■ Records shown:

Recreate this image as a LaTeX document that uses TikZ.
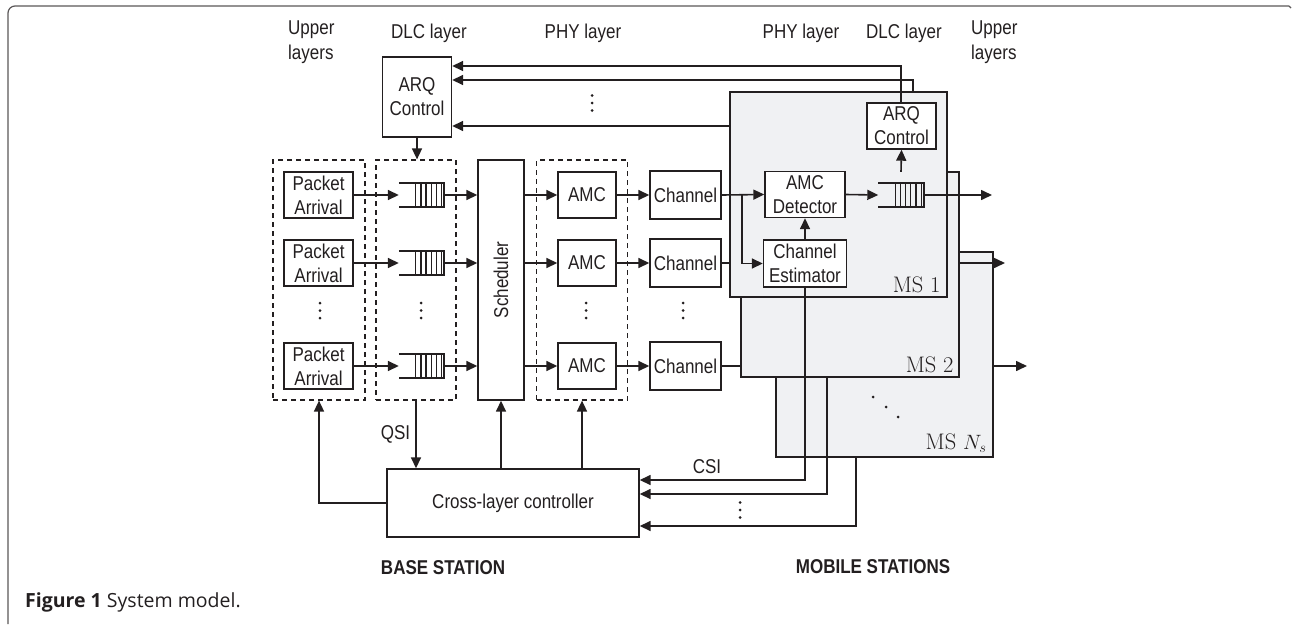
\documentclass[tikz,border=0pt]{standalone}
\usepackage{fontspec}
\usetikzlibrary{arrows.meta}
\newfontfamily\dfont[FakeStretch=0.85]{Liberation Sans}
\newfontfamily\capfont{Open Sans}
\definecolor{ink}{HTML}{231F20}
\definecolor{msfill}{HTML}{F0F1F3}
\newcommand\drawqueue[1]{%
  \draw[ink,line width=1.6pt] (#1.north west) -- (#1.north east) -- (#1.south east) -- (#1.south west);
  \foreach \k in {0,...,5}{\draw[ink,line width=1.3pt] ([xshift=-2.5pt-\k*5.2pt]#1.north east) -- ([xshift=-2.5pt-\k*5.2pt]#1.south east);}}
\newcommand\vdotsat[2]{\foreach \d in {-7.5,0,7.5}{\fill[ink] (#1,#2+\d) circle (1.5pt);}}
\begin{document}
\begin{tikzpicture}[x=1pt,y=-1pt,
  box/.style={draw=ink, line width=1.4pt, fill=white, inner sep=0pt, align=center, text=ink,
    font=\dfont\fontsize{20}{24}\selectfont},
  dbox/.style={draw=ink, line width=1.2pt, dash pattern=on 5pt off 4pt, inner sep=0pt},
  msbox/.style={draw=ink, line width=1.4pt, fill=msfill, inner sep=0pt},
  arr/.style={draw=ink, line width=1.6pt, -{Triangle[length=11pt,width=10pt]}},
  ln/.style={draw=ink, line width=1.6pt},
  lbl/.style={font=\dfont\fontsize{20}{25}\selectfont, text=ink, inner sep=0pt, align=center},
  blbl/.style={font=\dfont\bfseries\fontsize{20}{25}\selectfont, text=ink, inner sep=0pt},
  mslbl/.style={font=\fontsize{22.5}{26}\selectfont, text=ink, inner sep=0pt, anchor=base east},
  qnode/.style={minimum width=45pt, minimum height=24pt, inner sep=0pt}]
\useasboundingbox (0,0) rectangle (1292,624);
% frame
\draw[ink!75, line width=1.2pt, rounded corners=7pt] (8,624) -- (8,6) -- (1289,6);
\draw[ink!75, line width=1.2pt] (1289,6) -- (1291,8);
% layer labels
\node[lbl, align=left, anchor=north west] (ulL) at (288,21) {Upper\\layers};
\node[lbl] (dlcL) at (429,33) {DLC layer};
\node[lbl] (phyL) at (583,33) {PHY layer};
\node[lbl] (phyR) at (801,33) {PHY layer};
\node[lbl] (dlcR) at (904,33) {DLC layer};
\node[lbl, align=left, anchor=north west] (ulR) at (971,21) {Upper\\layers};
% base station dashed groups
\node[dbox, minimum width=92pt, minimum height=240pt] (d1) at (319,280) {};
\node[dbox, minimum width=80pt, minimum height=240pt] (d2) at (416,280) {};
\node[dbox, minimum width=91pt, minimum height=240pt] (d3) at (582,280) {};
\node[box, minimum width=46pt, minimum height=240pt] (sched) at (501,280) {};
\node[lbl, rotate=90] (schedT) at (501,280) {Scheduler};
\node[box, minimum width=69pt, minimum height=80pt] (arqbs) at (417,97) {ARQ\\Control};
% rows
\foreach \r/\y in {1/195,2/263,3/366}{
  \node[box, minimum width=69pt, minimum height=46pt] (pa\r) at (318.5,\y) {Packet\\Arrival};
  \node[qnode] (q\r) at (421.5,\y) {};
  \node[box, minimum width=58pt, minimum height=46pt] (amc\r) at (587,\y) {AMC};
  \node[box, minimum width=71pt, minimum height=48pt] (ch\r) at (685.5,\y) {Channel};
}
\foreach \r in {1,2,3}{
  \drawqueue{q\r}
  \draw[arr] (pa\r.east) -- (q\r.west);
  \draw[arr] (q\r.east) -- (q\r.east -| sched.west);
  \draw[arr] (amc\r.west -| sched.east) -- (amc\r.west);
  \draw[arr] (amc\r.east) -- (ch\r.west);
}
\vdotsat{320}{310.5}
\vdotsat{421}{310.5}
\vdotsat{586}{310.5}
\vdotsat{683}{310.5}
% controller
\node[box, minimum width=252pt, minimum height=68pt] (ctrl) at (513,503) {Cross-layer controller};
\draw[arr] (arqbs.south) -- (arqbs.south |- d2.north);
\draw[arr] (ctrl.west) -| (d1.south);
\draw[arr] (d2.south) -- node[lbl, left=5pt] (qsi) {QSI} (d2.south |- ctrl.north);
\draw[arr] (ctrl.north -| sched.south) -- (sched.south);
\draw[arr] (ctrl.north -| d3.south) -- (d3.south);
% mobile stations
\node[msbox, minimum width=217pt, minimum height=205pt] (msn) at (884.5,354.5) {};
\node[mslbl] (msnL) at ([xshift=-7pt,yshift=8pt]msn.south east) {MS $N_s$};
\node[msbox, minimum width=218pt, minimum height=205pt] (ms2) at (850,274.5) {};
\node[mslbl] (ms2L) at ([xshift=-6pt,yshift=5pt]ms2.south east) {MS 2};
\node[msbox, minimum width=217pt, minimum height=205pt] (ms1) at (838.5,194.5) {};
\node[mslbl] (ms1L) at ([xshift=-7pt,yshift=5pt]ms1.south east) {MS 1};
\foreach \x/\y in {873/397,886/407,898/417}{\fill[ink] (\x,\y) circle (1.5pt);}
\node[box, minimum width=80pt, minimum height=46pt] (amcdet) at (805,194.5) {AMC\\Detector};
\node[box, minimum width=83pt, minimum height=47pt] (chest) at (805,263.5) {Channel\\Estimator};
\node[box, minimum width=69pt, minimum height=46pt] (arqms) at (901.5,126) {ARQ\\Control};
\node[qnode] (qms) at (901,195) {};
\drawqueue{qms}
% channel to MS
\coordinate (br) at (742,195);
\draw[arr] (ch1.east) -- (amcdet.west);
\draw[arr] (br) |- (chest.west);
\draw[ln] (ch2.east) -- (ch2.east -| ms1.west);
\draw[ln] (ch3.east) -- (ch3.east -| ms2.west);
\draw[arr] (chest.north) -- (amcdet.south);
\draw[arr] (amcdet.east) -- (qms.west);
\draw[arr] ([yshift=11pt]qms.north) -- (arqms.south);
\coordinate (o1) at (992,195);
\coordinate (o2) at (1005,263);
\coordinate (o3) at (1027,366);
\draw[arr] (qms.east) -- (o1);
\draw[arr] (o2 -| ms2.east) -- (o2);
\draw[arr] (o3 -| msn.east) -- (o3);
% ARQ feedback
\coordinate (fb1) at (901,66);
\coordinate (fb2) at (913,80);
\coordinate (fb3) at (730,126);
\draw[arr] (fb1 |- arqms.north) -- (fb1) -- (fb1 -| arqbs.east);
\draw[arr] (fb2 |- ms1.north) -- (fb2) -- (fb2 -| arqbs.east);
\draw[arr] (fb3) -- (fb3 -| arqbs.east);
\vdotsat{592}{103}
% CSI feedback
\coordinate (c1) at (805,480);
\coordinate (c2) at (827,494);
\coordinate (c3) at (856,526);
\draw[arr] (chest.south) -- (c1) -- (c1 -| ctrl.east);
\draw[arr] (c2 |- ms2.south) -- (c2) -- (c2 -| ctrl.east);
\draw[arr] (c3 |- msn.south) -- (c3) -- (c3 -| ctrl.east);
\node[lbl] (csi) at (707,467) {CSI};
\vdotsat{740}{510}
% station labels
\node[blbl] (bs) at (443,568) {BASE STATION};
\node[blbl] (ms) at (873,567) {MOBILE STATIONS};
% caption
\node[anchor=base west, inner sep=0pt, text=ink, font=\capfont\fontsize{19.5}{23}\selectfont] (cap) at (25,607) {\textbf{Figure 1} System model.};
\end{tikzpicture}
\end{document}
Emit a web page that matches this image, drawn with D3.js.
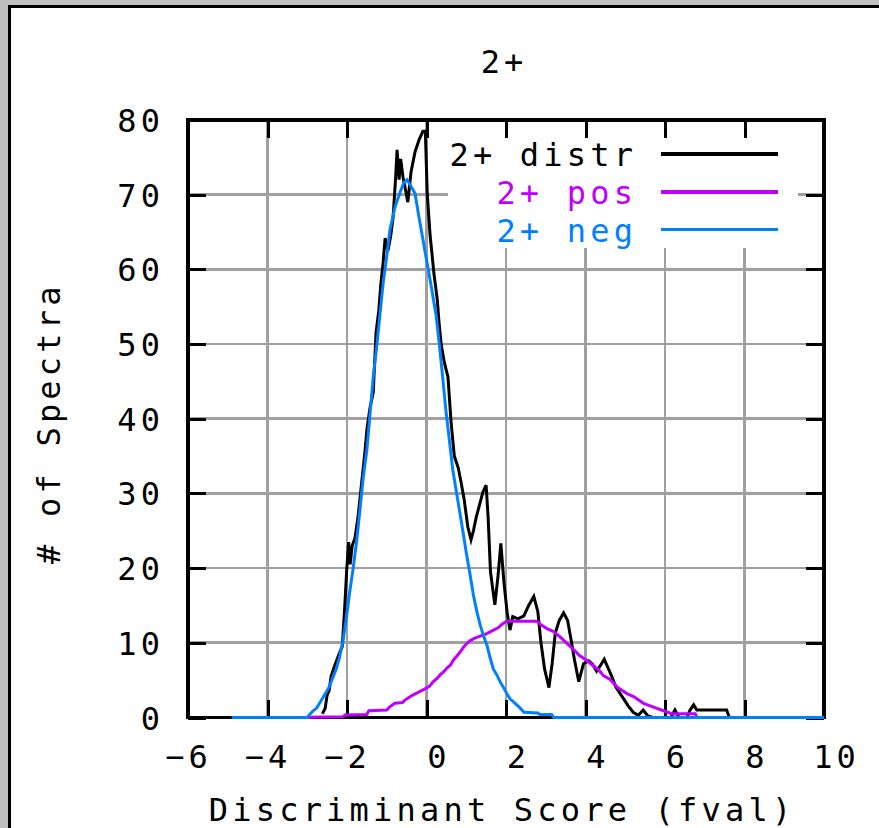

■ What the task asks: Find each line holding "that". Copy it out.

■ The result:
Recreate this image as a LaTeX document that uses TikZ.
Emit a web page that matches this image, drawn with D3.js.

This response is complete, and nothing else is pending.